Costa: An der Stelle ist es wichtig zu sagen, wie komplex Fußball und vielfältig dieses Puzzle ist, das am Ende mit jedem einzelnen Teil zusammenpassen muss, damit du als HSV in dieser engen 2. Bundesliga den Aufstieg schaffst. Es haben immer Nuancen gefehlt. Wenn wir es umkehren: Wir haben es immer wieder geschafft, uns anzupassen und eine Mannschaft hinzustellen, der es gelang, bis zum Schluss oben dabei zu sein. Es gab nie einen Scherbenhaufen, sondern es gab einen kontinuierlichen, hartnäckigen Prozess mit dem Gefühl, dem Ziel einen Schritt näher zu kommen.

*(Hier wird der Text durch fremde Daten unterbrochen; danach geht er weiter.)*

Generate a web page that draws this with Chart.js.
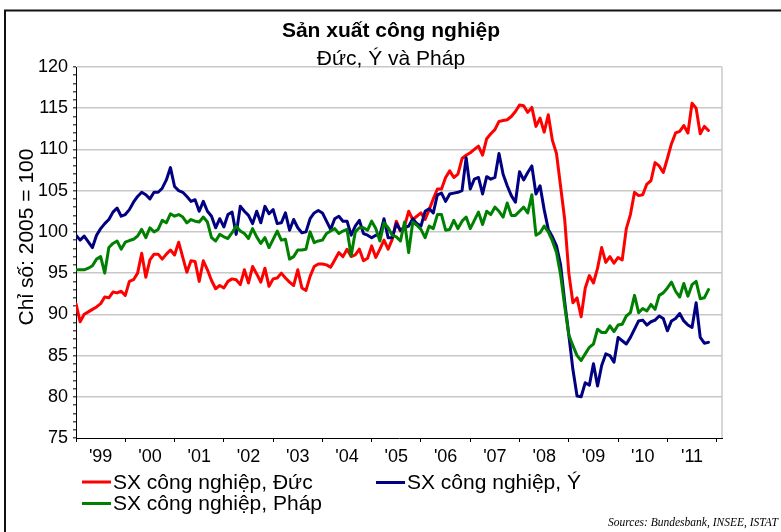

Die Verbindung zwischen Steffen Baumgart und dem HSV erwies sich nicht als Perfect Match. Der Trainer, inzwischen bei Union Berlin, musste nach 27 Spielen mit einem Punkteschnitt von 1,59 im November 2024 seine Sachen packen
Transfermarkt: Die Momentaufnahme mit Platz 9 kurz vor den Nordrivalen St. Pauli und Werder Bremen lässt HSV-Fans strahlen. Was wird notwendig sein, um nicht nur den Klassenerhalt sichern, sondern den Klub dauerhaft in der Bundesliga etablieren zu können?
Costa: Für Vergleiche mit anderen Vereinen, die teilweise herausragend gute Arbeit machen, ist es nicht der richtige Zeitpunkt. Ich bin davon überzeugt, dass die Geschlossenheit und Geduld aus der jüngeren Vergangenheit – mit dem Vertrauen ins Trainerteam und in die Mannschaft – ganz entscheidend sein wird. Dass wir es schaffen, durch schwierige Zeiten, die ganz sicher kommen werden, gemeinsam durchzugehen. Diesen Zusammenhalt benötigen wir am meisten.
So denkt HSV-Sportdirektor Costa über seine Zukunft
Transfermarkt: Ihr eigener Vertrag läuft bis Juni 2026. Das ist für einen amtierenden Sportverantwortlichen nicht mehr wahnsinnig lang. Wie geht es für Sie beim HSV weiter?
Costa: Das Wichtigste im Sommer war es, alle Energie auf die Umstrukturierung des Kaders zu lenken. In den nächsten Wochen haben wir sicher Zeit, um über andere Themen zu sprechen.
Transfermarkt: Eine Verlängerung ist für Sie also vorstellbar?
Costa: Eine rhetorische Frage zum Schluss. (lacht) Der HSV ist nicht nur ein Arbeitgeber – auch Hamburg ist Heimat geworden. Ich glaube, wir haben einen sehr guten Weg eingeschlagen und ich kann mir natürlich auch vorstellen, diesen Weg weiterzugehen.